In the era of abundance and high competition in which we live, the consumer chooses the seller of the goods or services. Companies must create a high-quality customer experience and improve the level of service in order to stand out from the competition. This will help form and strengthen brand loyalty among potential and existing customers (Poltarykhin et al., 2020). In modern realities, communication with the consumer significantly differs from the effective one a few decades ago. Customers are often technically savvy, understand the issue’s essence, and are demanding; therefore, they need to provide high-quality and qualified assistance, goods with clear benefits and competitive characteristics. It is worth highlighting such methods as conducting training seminars by the antimonopoly authority and, publishing explanations on compliance issues, developing and certifying standard compliance programs for entrepreneurs.
It is necessary to have a clear understanding and recognition of the fact that under the current institutional provisions, antimonopoly regulation applies to the results of economic and financial activities, as well as trading practices of any company, regardless of its capacity and turnover (Poltarykhin et al., 2020). It is necessary to widely inform the business community about the importance of implementing antimonopoly compliance through competition advocacy mechanisms and conducting various training events. The dissemination of information about the most successful practices of the antimonopoly compliance system on the example of large companies may be of undoubted interest.
In addition, the amount of effort and resources required to implement compliance procedures will vary depending on the scale of the business, the diversification of its activities, regional representativeness, and industry affiliation. At the same time, the presence of an antimonopoly compliance system, even in small companies, forms the legal literacy of employees, personalizes the violator, and creates the possibility of forecasting and avoiding antimonopoly risks (Poltarykhin et al., 2020). It should be noted that the key to the success of the compliance program, including the antimonopoly one, is its adaptive inclusion in the substantive concept of the organization’s management and bringing it to such a level that the behavioral policy provided for by the program becomes part of the company’s competitive culture.
A group of U.S. attorneys general filed a lawsuit against Google, accusing the company of illegally monopolizing the digital advertising market.

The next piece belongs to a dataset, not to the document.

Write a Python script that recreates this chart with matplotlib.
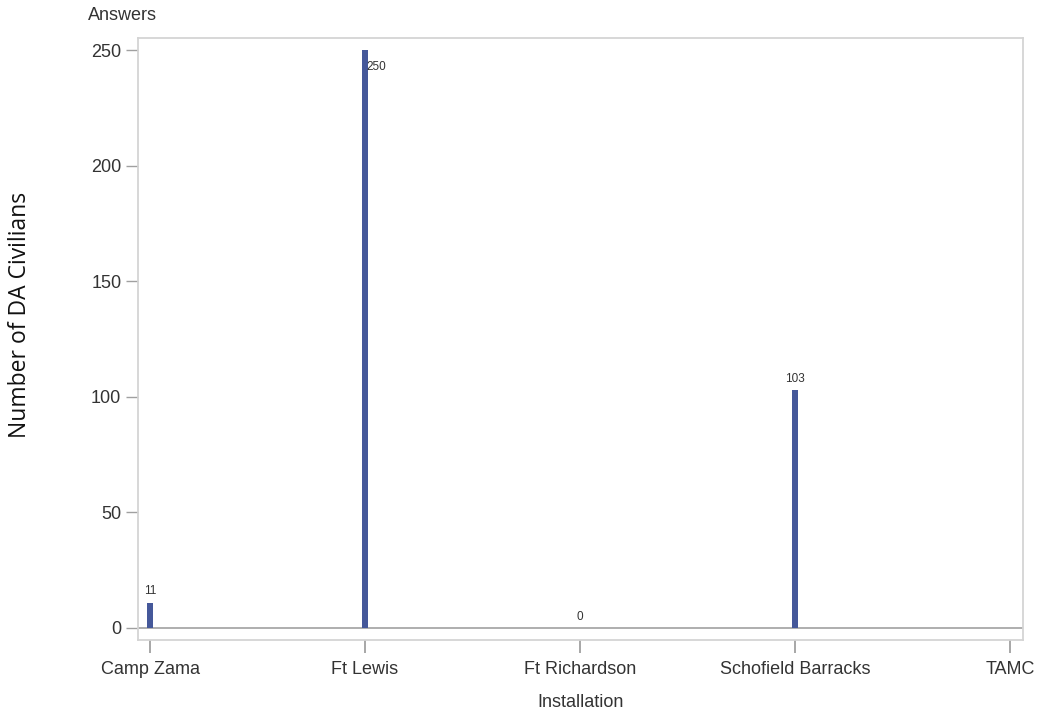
import numpy as np
import matplotlib
matplotlib.use("Agg")
import matplotlib.pyplot as plt

# data
installations = ["Camp Zama", "Ft Lewis", "Ft Richardson", "Schofield Barracks", "TAMC"]
answers = [11, 250, 0, 103, np.nan]   # TAMC has no bar / no label

BAR = "#45589A"
FRAME = "#D4D4D4"
TXT = "#333333"

plt.rcParams["font.family"] = ["Liberation Sans", "DejaVu Sans"]

fig = plt.figure(figsize=(10.39, 7.13), dpi=100)
ax = fig.add_axes([0.1328, 0.1024, 0.8518, 0.8443])

x = np.arange(len(installations))
vals = np.array(answers, dtype=float)
ax.bar(x, np.nan_to_num(vals), width=0.028, color=BAR, zorder=3)

ax.set_xlim(-0.056, 4.06)
ax.set_ylim(-5.2, 255.2)
ax.axhline(0, color="#A8A8A8", lw=1.3, zorder=2)

# value labels
for xi, v in zip(x, vals):
    if np.isnan(v):
        continue
    if v > 240:
        ax.annotate(f"{int(v)}", (xi, v), xytext=(1, -12), textcoords="offset points",
                    ha="left", va="center", fontsize=8.5, color=TXT, zorder=4)
    else:
        ax.annotate(f"{int(v)}", (xi, v), xytext=(0, 8), textcoords="offset points",
                    ha="center", va="center", fontsize=8.5, color=TXT, zorder=4)

ax.set_xticks(x)
ax.set_xticklabels(installations, fontsize=13, color=TXT)
ax.set_yticks([0, 50, 100, 150, 200, 250])
ax.tick_params(axis="y", labelsize=13, labelcolor=TXT, color="#A0A0A0",
               length=9, width=1, pad=3)
ax.tick_params(axis="x", color="#A0A0A0", length=9, width=1.3, pad=6)

for s in ax.spines.values():
    s.set_color(FRAME)
    s.set_linewidth(1.3)

ax.set_xlabel("Installation", fontsize=13, color=TXT, labelpad=12)
fig.text(0.0197, 0.558, "Number of DA Civilians", rotation=90, ha="center", va="center",
         fontsize=16.5, color="#111111", family=["Open Sans", "DejaVu Sans"])
fig.text(0.0847, 0.978, "Answers", ha="left", va="center", fontsize=13, color=TXT)

fig.savefig("out.png", dpi=100, facecolor="white")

The states that supported the lawsuit said that Google’s share from each advertising transaction is usually two to four times the commission of competing for digital exchanges. The lawsuit alleges that the company used unique strategies to block third-party publishers and advertisers. Because of Google’s strategy, advertising costs increase, and buyers are forced to pay more for the product. In addition, the company suppresses competition by limiting the capabilities of third-party digital advertising platforms. The company faced a rather serious accusation regarding antitrust legislation. All this has led to the fact that Google has significant problems regarding the ethical dilemma. The company’s desire to maintain the quality of its technologies led to the fact that it began to use unfair methods that limit the development of competitors.
It is worth noting that Google has faced other legal problems, including non-compliance with user privacy, difficulties in intellectual property, and the functioning of its services. However, it is worth noting that there are solutions that will allow the company to change the situation in the best way, reducing reputational pressure. Among the main vectors of the implementation of antimonopoly compliance is supported by regulatory documents introduced into the company’s management practice aimed at risk management and prevention and techniques for internal coordination of documents to prevent risks of anti-competitive behavior.